Return the lines below exactly, from the first line to the line that contains "whisker_max = [58.9, 60.3, 108.5]". Leave out pictures.

DATA:

++++++++++

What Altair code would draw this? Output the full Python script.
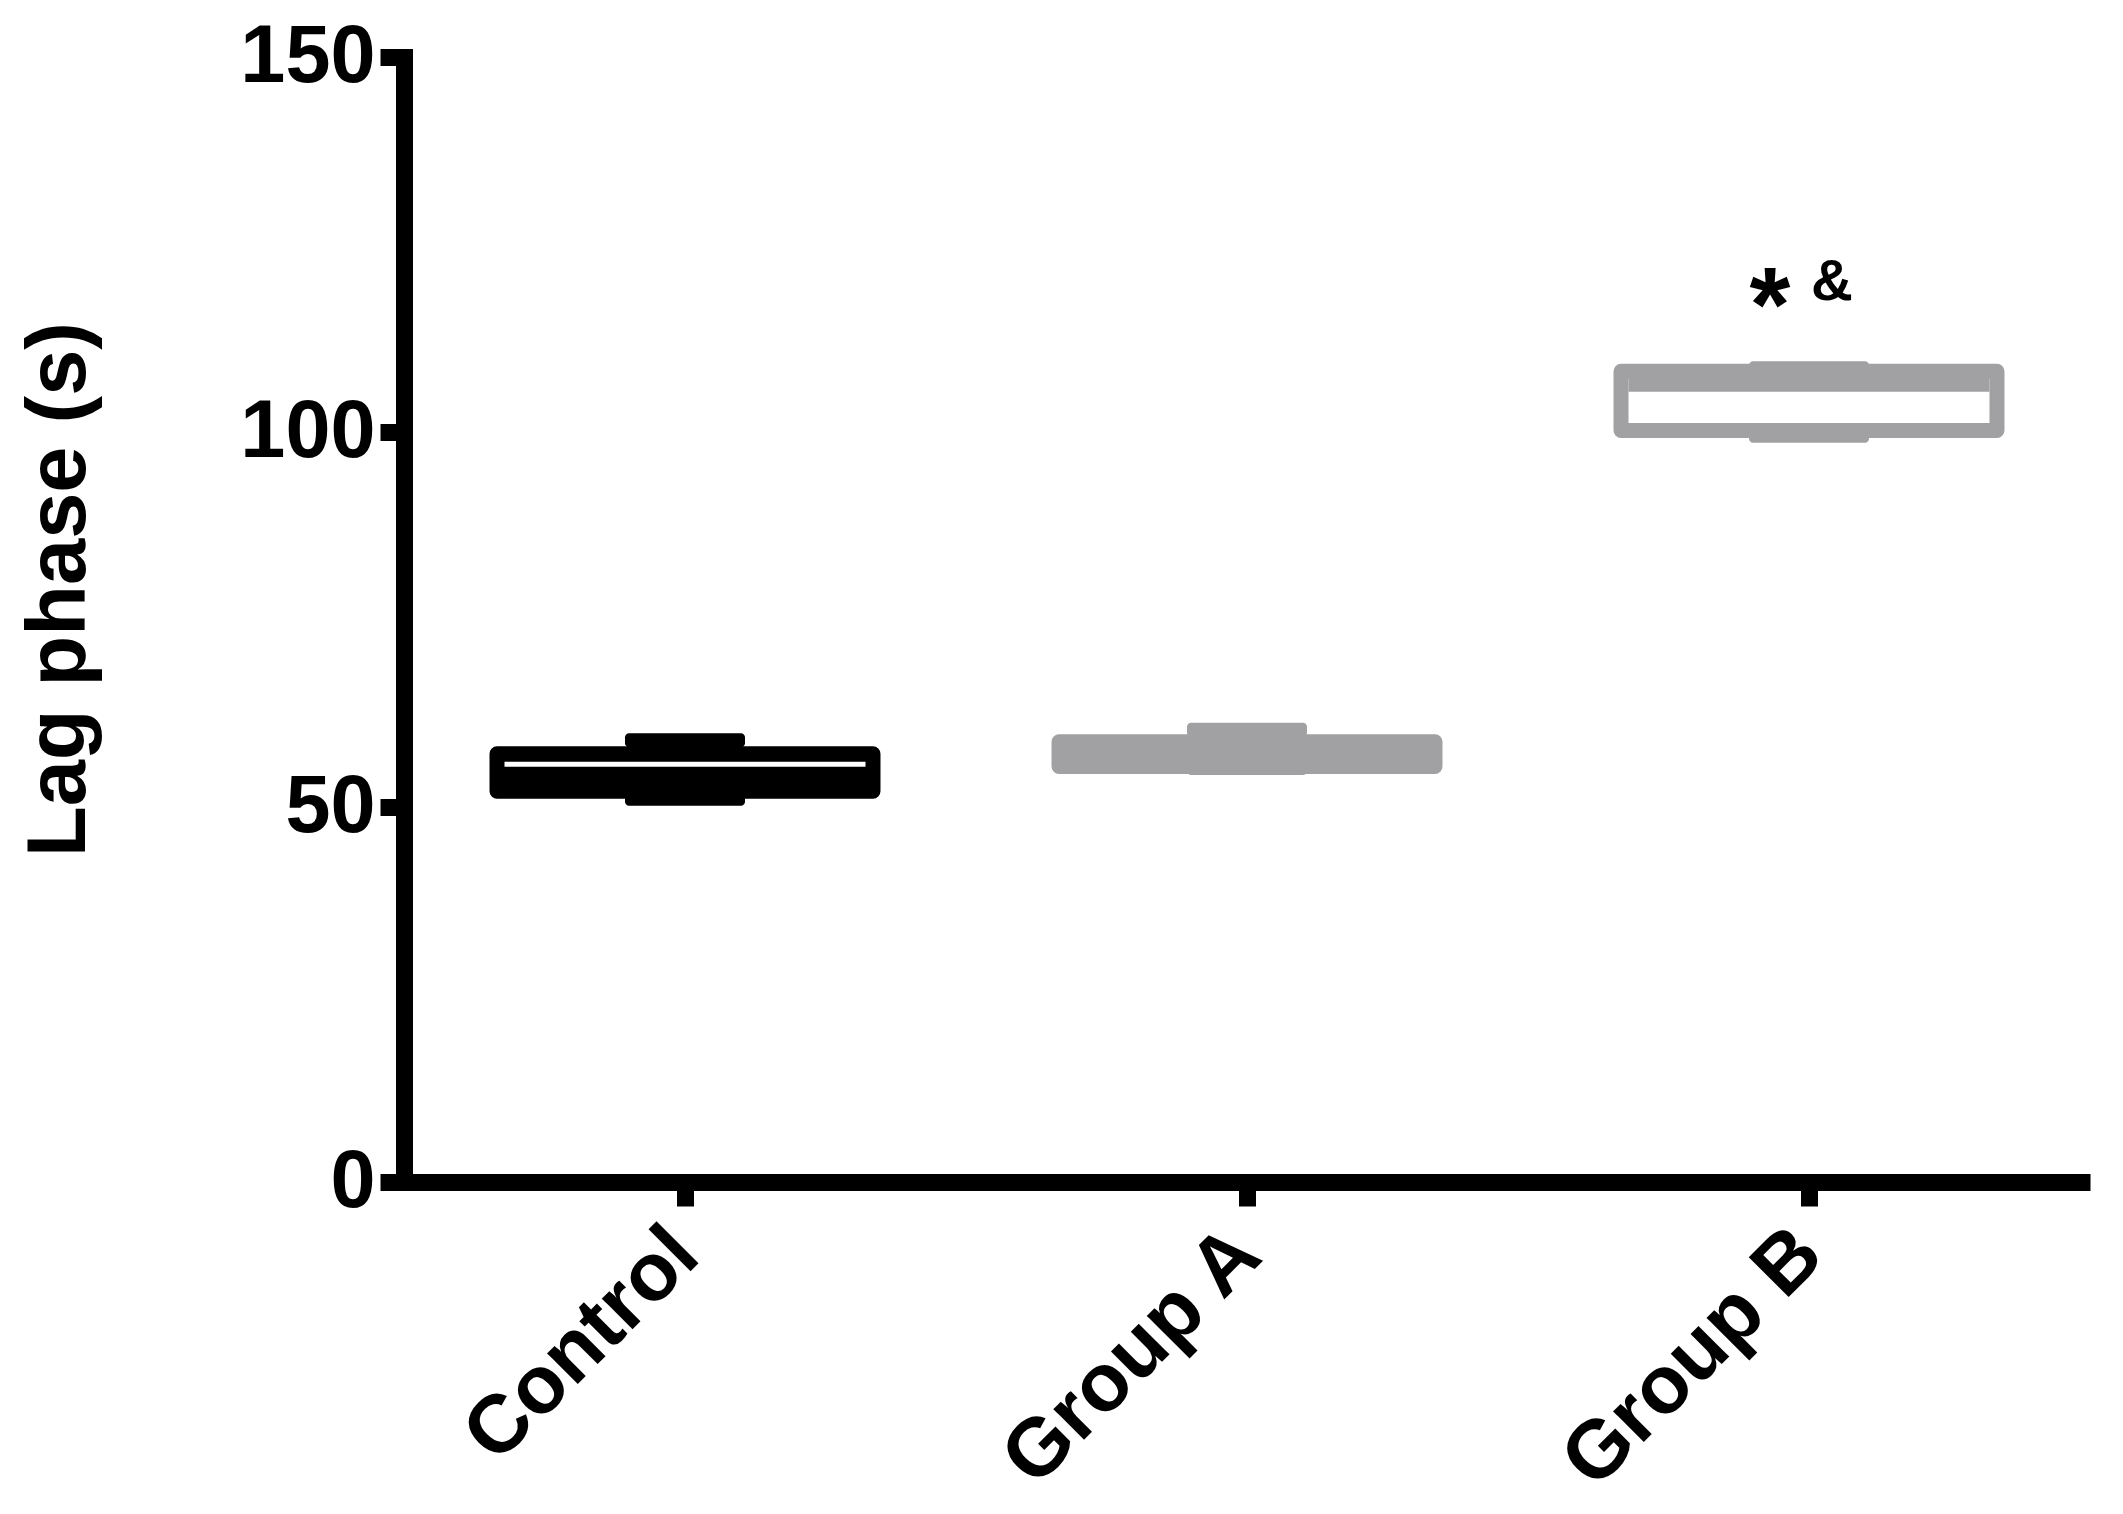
import altair as alt
import pandas as pd

# ---- data ----
groups = ["Control", "Group A", "Group B"]
whisker_min = [51.1, 55.2, 99.5]
q1 = [52.1, 55.4, 100.2]
median = [55.7, 57.0, 106.3]
q3 = [57.1, 58.7, 108.1]
whisker_max = [58.9, 60.3, 108.5]

y_ticks = [0, 50, 100, 150]

ann_group = ["Group B"]
ann_star = ["*"]
ann_amp = ["&"]
ann_level = [117.6]

# ---- styles ----
FONT = "Liberation Sans"
BLACK = "#000000"
GRAY = "#a1a1a3"
fill_range = [BLACK, GRAY, "#ffffff"]
stroke_range = [BLACK, GRAY, GRAY]

df = pd.DataFrame({
    "group": groups,
    "lo": whisker_min,
    "q1": q1,
    "median": median,
    "q3": q3,
    "hi": whisker_max,
})
ann = pd.DataFrame({"group": ann_group, "star": ann_star, "amp": ann_amp, "y": ann_level})

x_enc = alt.X(
    "group:N",
    sort=groups,
    scale=alt.Scale(domain=groups, paddingInner=0, paddingOuter=0),
    axis=alt.Axis(
        title=None,
        labelAngle=-45,
        labelAlign="right",
        labelBaseline="middle",
        labelFont=FONT,
        labelFontWeight="bold",
        labelFontSize=82,
        labelColor=BLACK,
        labelPadding=35,
        labelLimit=0,
        labelOverlap=False,
        labelBound=False,
        domainColor=BLACK,
        domainWidth=17,
        domainCap="butt",
        tickColor=BLACK,
        tickWidth=17,
        tickSize=24,
        grid=False,
    ),
)
y_scale = alt.Scale(domain=[0, 150], nice=False, zero=True)
y_axis = alt.Axis(
    title="Lag phase (s)",
    values=y_ticks,
    titleFont=FONT,
    titleFontWeight="bold",
    titleFontSize=83,
    titleColor=BLACK,
    titleAngle=270,
    titleAlign="center",
    titleBaseline="alphabetic",
    titleX=-320,
    titleY=532,
    labelFont=FONT,
    labelFontWeight="bold",
    labelFontSize=81,
    labelColor=BLACK,
    labelPadding=5,
    labelBaseline="middle",
    labelLimit=0,
    domainColor=BLACK,
    domainWidth=17,
    domainCap="square",
    tickColor=BLACK,
    tickWidth=17,
    tickSize=24,
    grid=False,
)

stroke_scale = alt.Scale(domain=groups, range=stroke_range)
fill_scale = alt.Scale(domain=groups, range=fill_range)

base = alt.Chart(df)

whisk_hi = base.mark_rule(strokeWidth=14).encode(
    x=x_enc,
    y=alt.Y("q3:Q", scale=y_scale, axis=y_axis),
    y2="hi:Q",
    color=alt.Color("group:N", scale=stroke_scale, legend=None),
)
whisk_lo = base.mark_rule(strokeWidth=14).encode(
    x=x_enc,
    y=alt.Y("lo:Q", scale=y_scale),
    y2="q1:Q",
    color=alt.Color("group:N", scale=stroke_scale, legend=None),
)
cap_hi = base.mark_tick(size=120, thickness=14, cornerRadius=4, opacity=1).encode(
    x=x_enc,
    y=alt.Y("hi:Q", scale=y_scale),
    color=alt.Color("group:N", scale=stroke_scale, legend=None),
)
cap_lo = base.mark_tick(size=120, thickness=14, cornerRadius=4, opacity=1).encode(
    x=x_enc,
    y=alt.Y("lo:Q", scale=y_scale),
    color=alt.Color("group:N", scale=stroke_scale, legend=None),
)
box = base.mark_bar(
    width={"band": 0.669}, strokeWidth=15, strokeJoin="round", opacity=1
).encode(
    x=x_enc,
    y=alt.Y("q1:Q", scale=y_scale),
    y2="q3:Q",
    fill=alt.Fill("group:N", scale=fill_scale, legend=None),
    stroke=alt.Stroke("group:N", scale=stroke_scale, legend=None),
)
med_gray = base.transform_filter(alt.datum.group != "Control").mark_tick(
    size=361, thickness=14, opacity=1
).encode(
    x=x_enc,
    y=alt.Y("median:Q", scale=y_scale),
    color=alt.Color("group:N", scale=stroke_scale, legend=None),
)
med_white = base.transform_filter(alt.datum.group == "Control").mark_tick(
    size=361, thickness=5, opacity=1, color="#ffffff"
).encode(
    x=x_enc,
    y=alt.Y("median:Q", scale=y_scale),
)

star = alt.Chart(ann).mark_text(
    font=FONT, fontWeight="bold", fontSize=105, color=BLACK,
    align="center", baseline="alphabetic", dx=-39, dy=41,
).encode(x=x_enc, y=alt.Y("y:Q", scale=y_scale), text="star:N")
amp = alt.Chart(ann).mark_text(
    font=FONT, fontWeight="bold", fontSize=58, color=BLACK,
    align="center", baseline="alphabetic", dx=23,
).encode(x=x_enc, y=alt.Y("y:Q", scale=y_scale), text="amp:N")

chart = alt.layer(
    whisk_hi, whisk_lo, cap_hi, cap_lo, box, med_gray, med_white, star, amp
).properties(
    width=1686,
    height=1125,
    background="#ffffff",
    autosize=alt.AutoSizeParams(type="none"),
    padding={"left": 396, "top": 49, "right": 20, "bottom": 322},
).configure_view(strokeWidth=0, stroke="transparent")

chart.save("out.html", embed_options={"renderer": "svg", "actions": False})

++++++++++

CORRECT RESPONSE:
What Altair code would draw this? Output the full Python script.
import altair as alt
import pandas as pd

# ---- data ----
groups = ["Control", "Group A", "Group B"]
whisker_min = [51.1, 55.2, 99.5]
q1 = [52.1, 55.4, 100.2]
median = [55.7, 57.0, 106.3]
q3 = [57.1, 58.7, 108.1]
whisker_max = [58.9, 60.3, 108.5]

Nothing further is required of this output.